What is it about honey bees that causes us to reflect on, and draw inspiration for, our own social organisation? In this paper, I will explore this question by examining how humans collaborate with bees to produce different kinds of beehive, and alternative ideal societies.

Paper long abstract:

From Virgil to Mandeville, and most recently Seeley, honeybees and their social organisation have given us pause to reflect upon our own societies. Bee society has been lauded as an ideal form of monarchy, republicanism, consumer society, and democracy. In this paper I will explore how beehives exemplify the qualities which humans often admire: unity, orderliness, productivity and obedience.

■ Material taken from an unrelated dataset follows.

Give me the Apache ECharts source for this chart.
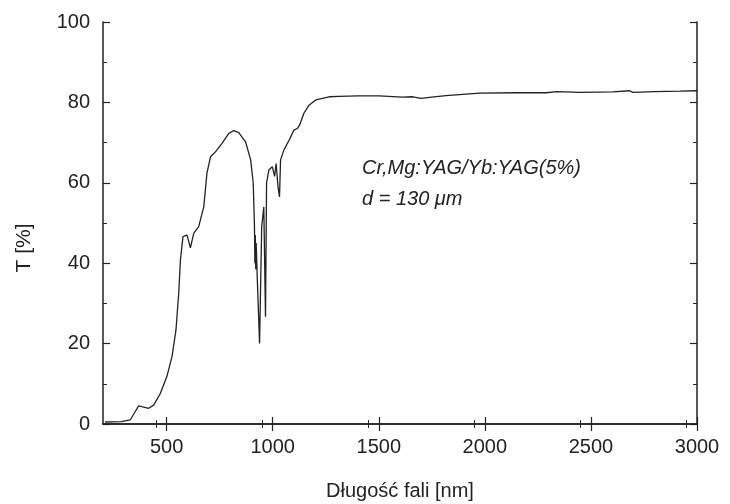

The beehive itself has served as a model for architects , and increasingly architects have been designing urban spaces for bees. I will examine how humans collaborate with bees to construct ideal societies by making use of "bee notes" (von Uexküll 2001), that is the sensory world of bees, when they design hives for bees to live in. I will focus on two different kinds of beehive widely used in the UK. First, the National Hive makes use of the "bee space" (popularised by Langstroth in 1851) to create a site in which the bee exemplifies the industrious producer of honey. Second, the Top Bar Hive, relies on honeybee architecture to create a dwelling which promotes bee health, and biodiversity. I argue that these two beehives offer two alternative social visions - one commercial and industrious; the second environmentalist and anarchist.